Using the Inkowash product is recommended. I was assured by the staff at my art store that I had to use it and that is probably because it contains a chemical to neutralise the colour developing properties of the dye. However, I would like to trial using a different detergent as the Inkowash is about the same cost as the Inkodye so pretty much doubles the cost of the project. One sachet does a full load of washing but the dye sachet only covers a 30cmx30cm square of fabric so unless you are doing a lot of fabric at the same time, it seems a bit wasteful to me. If you are game enough to try something else, please let me know your results!

Once washed, dry your fabric.

Sew the pencil case

Prepare the pieces

Cut dyed fabric, lining and interfacing in half to create pieces that are 30cm by 15cm.

Apply the interfacing to the wrong side of dyed fabric.

Insert the zipper

Lay your zipper along the long edge of one piece of dyed fabric with right sides facing, keeping the long edges even. This means you will have the right side of the fabric facing you and you will lie the zipper teeth down onto the fabric so you see the underside of the zipper. Let the zipper extend beyond the edges of the fabric. (My zipper was actually a 35cm zipper so I have a lot of overhang. This does not matter. It will be cut off later.) Lay the lining piece over the dyed fabric and zipper with right side down so that the zipper is sandwiched between the right sides of both fabric pieces. Pin through all layers.

Stitch the zipper in place with a zipper foot attached to your machine approximately 7mm from the edge of the fabric. The zipper foot will run alongside the zipper teeth underneath the lining fabric.

Press both fabrics away from the zipper teeth. The zipper teeth will be exposed and one side of the zipper tape will be enclosed between the two pieces of fabric.

Topstitch beside the fold about 5mm from the edge catching all layers. Make sure that the lining fabric is flat underneath by pulling it away from the zipper if necessary.

Now lay the other side of the zipper tape face down onto the right side of the second piece of dyed fabric and place the lining fabric right side down on top as before. Pin through all layers and stitch the zipper in place.

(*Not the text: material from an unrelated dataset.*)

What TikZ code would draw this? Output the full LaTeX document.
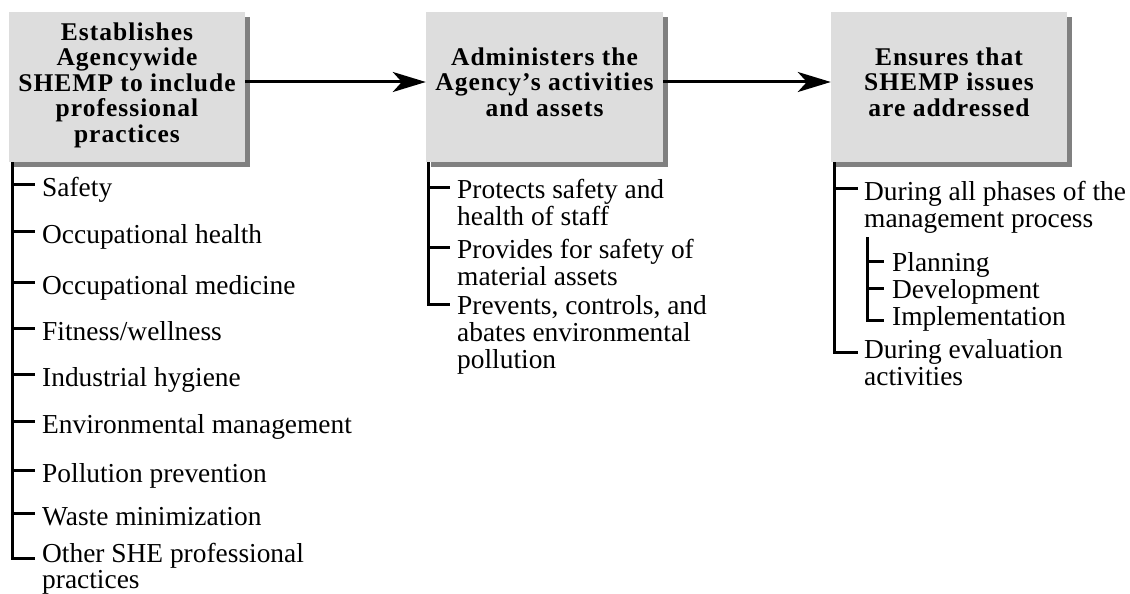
\documentclass[tikz,border=0pt]{standalone}
\usepackage{fontspec}
\setmainfont{Liberation Serif}
\newfontfamily\boxfont{Liberation Serif}[LetterSpace=4]
\usetikzlibrary{arrows.meta,shadows,calc}
\definecolor{boxgray}{RGB}{221,221,221}
\definecolor{shadowgray}{RGB}{128,128,128}
\begin{document}
\begin{tikzpicture}[x=1pt,y=-1pt,
  box/.style={fill=boxgray, draw=none, minimum width=236pt, minimum height=150pt, inner sep=0pt,
    general shadow={fill=shadowgray, shadow xshift=5pt, shadow yshift=-5pt}},
  boxtext/.style={align=center, inner sep=0pt, font={\boxfont\bfseries\fontsize{25.5}{25.5}\selectfont}},
  item/.style={anchor=base west, inner sep=0pt, font={\fontsize{27.4}{27}\selectfont}},
  tree/.style={line width=3pt, line join=miter},
  arr/.style={line width=3pt, -{Stealth[length=33pt,width=20pt,inset=9pt]}}
]
\useasboundingbox (0,0) rectangle (1130,594);

% boxes
\node[box] (b1) at (127,87) {};
\node[box, minimum width=237pt] (b2) at (544.5,87) {};
\node[box] (b3) at (949,87) {};

\node[boxtext] (t1) at (127,85) {Establishes\\Agencywide\\SHEMP to include\\professional\\practices};
\node[boxtext] (t2) at (544.5,82) {Administers the\\Agency’s activities\\and assets};
\node[boxtext] (t3) at (949,82) {Ensures that\\SHEMP issues\\are addressed};

% arrows
\coordinate (ay) at (0,82);
\draw[arr] (ay -| b1.east) -- (ay -| b2.west);
\draw[arr] (ay -| b2.east) -- (ay -| b3.west);

% left column
\node[item] (L1) at (42,196) {Safety};
\node[item] (L2) at (42,243) {Occupational health};
\node[item] (L3) at (42,294) {Occupational medicine};
\node[item] (L4) at (42,340) {Fitness/wellness};
\node[item] (L5) at (42,386) {Industrial hygiene};
\node[item] (L6) at (42,433) {Environmental management};
\node[item] (L7) at (42,482) {Pollution prevention};
\node[item] (L8) at (42,525) {Waste minimization};
\node[item, font={\fontsize{27.4}{26}\selectfont}] (L9) at (42,562) {\parbox[t]{400pt}{Other SHE professional\\practices}};

\coordinate (v1) at ([xshift=4pt]b1.south west);
\foreach \n in {L1,L2,L3,L4,L5,L6,L7,L8}{
  \coordinate (k) at ($(\n.base west)+(-7,-12)$);
  \draw[tree] (k -| v1) -- (k);
}
\coordinate (k9) at ($(L9.base west)+(-7,-4)$);
\draw[tree] (v1) |- (k9);

% middle column
\node[item] (M1) at (457,198) {\parbox[t]{400pt}{Protects safety and\\health of staff}};
\node[item] (M2) at (457,258) {\parbox[t]{400pt}{Provides for safety of\\material assets}};
\node[item] (M3) at (457,314) {\parbox[t]{400pt}{Prevents, controls, and\\abates environmental\\pollution}};
\coordinate (v2) at ([xshift=3pt]b2.south west);
\foreach \n in {M1,M2}{
  \coordinate (k) at ($(\n.base west)+(-7,-11)$);
  \draw[tree] (k -| v2) -- (k);
}
\coordinate (k3) at ($(M3.base west)+(-7,-10)$);
\draw[tree] (v2) |- (k3);

% right column
\node[item] (R1) at (864,200) {\parbox[t]{400pt}{During all phases of the\\management process}};
\node[item] (S1) at (892,271) {Planning};
\node[item] (S2) at (892,298) {Development};
\node[item] (S3) at (892,325) {Implementation};
\node[item] (R2) at (864,358) {\parbox[t]{400pt}{During evaluation\\activities}};
\coordinate (v3) at ([xshift=4pt]b3.south west);
\coordinate (kr1) at ($(R1.base west)+(-6,-12)$);
\draw[tree] (kr1 -| v3) -- (kr1);
\coordinate (kr2) at ($(R2.base west)+(-6,-6)$);
\draw[tree] (v3) |- (kr2);

\coordinate (v4) at ($(R1.base west)+(3,37)$);
\foreach \n in {S1,S2}{
  \coordinate (k) at ($(\n.base west)+(-8,-10)$);
  \draw[tree] (k -| v4) -- (k);
}
\coordinate (ks3) at ($(S3.base west)+(-8,-5)$);
\draw[tree] (v4) |- (ks3);
\end{tikzpicture}
\end{document}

Press this side as before and topstitch like you did on the other side.

Sew the pieces together

Open the zipper halfway. This will be very important later.

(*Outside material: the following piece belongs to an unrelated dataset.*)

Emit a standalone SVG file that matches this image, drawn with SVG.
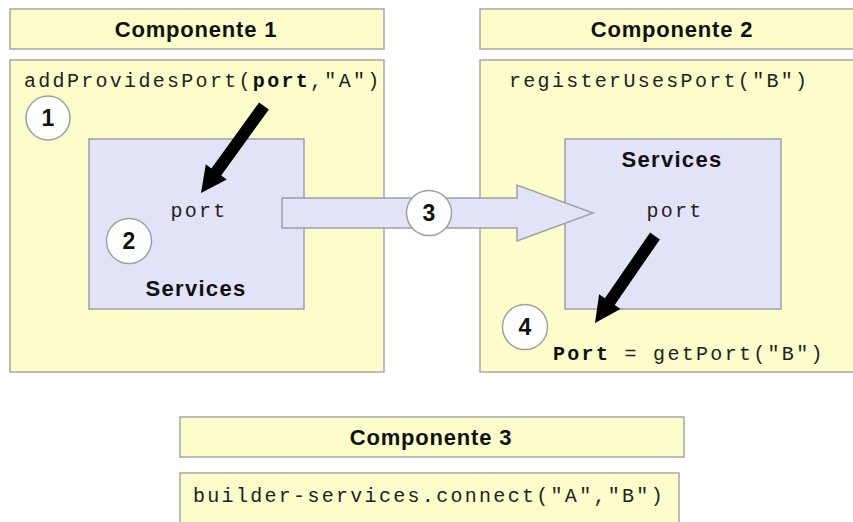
<svg xmlns="http://www.w3.org/2000/svg" width="853" height="522" viewBox="0 0 853 522">
<style>
.box{fill:#fdfccb;stroke:#a8a8a0;stroke-width:1.5}
.svc{fill:#e3e3f8;stroke:#a0a0a8;stroke-width:1.5}
.hdr{font-family:"Liberation Sans",Arial,sans-serif;font-weight:bold;font-size:22px;letter-spacing:0.8px;fill:#111;text-anchor:middle}
.code{font-family:"Liberation Mono","Courier New",monospace;font-size:20px;letter-spacing:2.3px;fill:#222}
.b{font-weight:bold;fill:#111}
.num{fill:#fff;stroke:#a0a0a0;stroke-width:1.5}
.numt{font-family:"Liberation Sans",Arial,sans-serif;font-weight:bold;font-size:23px;fill:#111;text-anchor:middle}
.blk{fill:#000}
</style>
<rect width="853" height="522" fill="#fff"/>
<g id="componente1">
<rect class="box" x="10" y="9" width="374" height="40"/>
<text class="hdr" x="196" y="37">Componente 1</text>
<rect class="box" x="10" y="60" width="374" height="312"/>
<text class="code" x="24" y="87">addProvidesPort(<tspan class="b">port</tspan>,"A")</text>
</g>
<g id="services1">
<rect class="svc" x="89" y="139" width="215" height="170"/>
<text class="code" x="199" y="217" text-anchor="middle">port</text>
<text class="hdr" x="196" y="296" style="letter-spacing:1.3px">Services</text>
</g>
<g id="componente2">
<rect class="box" x="480" y="9" width="380" height="40"/>
<text class="hdr" x="672" y="37">Componente 2</text>
<rect class="box" x="480" y="60" width="380" height="312"/>
<text class="code" x="509" y="87">registerUsesPort("B")</text>
<text class="code" x="553" y="360"><tspan class="b">Port</tspan> = getPort("B")</text>
</g>
<g id="services2">
<rect class="svc" x="565" y="139" width="216" height="170"/>
<text class="hdr" x="672" y="167" style="letter-spacing:1.3px">Services</text>
<text class="code" x="675" y="217" text-anchor="middle">port</text>
</g>
<g id="componente3">
<rect class="box" x="180" y="417" width="504" height="40"/>
<text class="hdr" x="431" y="445">Componente 3</text>
<rect class="box" x="180" y="473" width="499" height="60"/>
<text class="code" x="193" y="502">builder-services.connect("A","B")</text>
</g>
<g id="connectors">
<polygon class="svc" points="282,198 517,198 517,185 593,213 517,241 517,228 282,228"/>
<polygon class="blk" points="268.9,109.5 221.2,175.4 226.8,179.5 201,193 205.8,164.3 211.4,168.4 259.1,102.5"/>
<polygon class="blk" points="659.9,239.4 614.7,305 620.5,309 595,323 599.1,294.2 604.9,298.2 650.1,232.6"/>
</g>
<g id="step1"><circle class="num" cx="48" cy="118" r="22"/><text class="numt" x="48" y="126">1</text></g>
<g id="step2"><circle class="num" cx="129" cy="241" r="22.5"/><text class="numt" x="129" y="249">2</text></g>
<g id="step3"><circle class="num" cx="429" cy="213" r="22.5"/><text class="numt" x="429" y="221">3</text></g>
<g id="step4"><circle class="num" cx="525" cy="327" r="22.5"/><text class="numt" x="525" y="335">4</text></g>
</svg>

Align the edges of the dyed fabric pieces taking care to make sure the top fold near the zipper is lined up on both sides. Turn the zipper tapes toward the lining fabric. Pin the fabric together. Align the edges of the lining fabric in the same manner and pin.

Starting at the bottom of the lining and about 10cm away from the side, sew around the edge of the pencil case with a 1.5cm seam allowance. Sew straight across the zipper tape when you reach it. Stop about 10cm along the bottom from the second side of the pencil case in order to leave a gap for turning the pencil case the right way out.

Finish the pencil case

Trim the corners and cut off any excess zipper on each side.

Turn the pencil case to the right side through the gap you left. Push the corners out carefully with a point turner or chopstick. Press the seams flat, tucking under the seam allowance of the gap in the lining. Stitch across the bottom of the lining to close the gap. Tuck the lining inside the pencil case and give it a final press.

There you have it! Your Inkodye Shadow-Printed Pencil Case. Fill it full of your favourite drawing materials and you are on your way!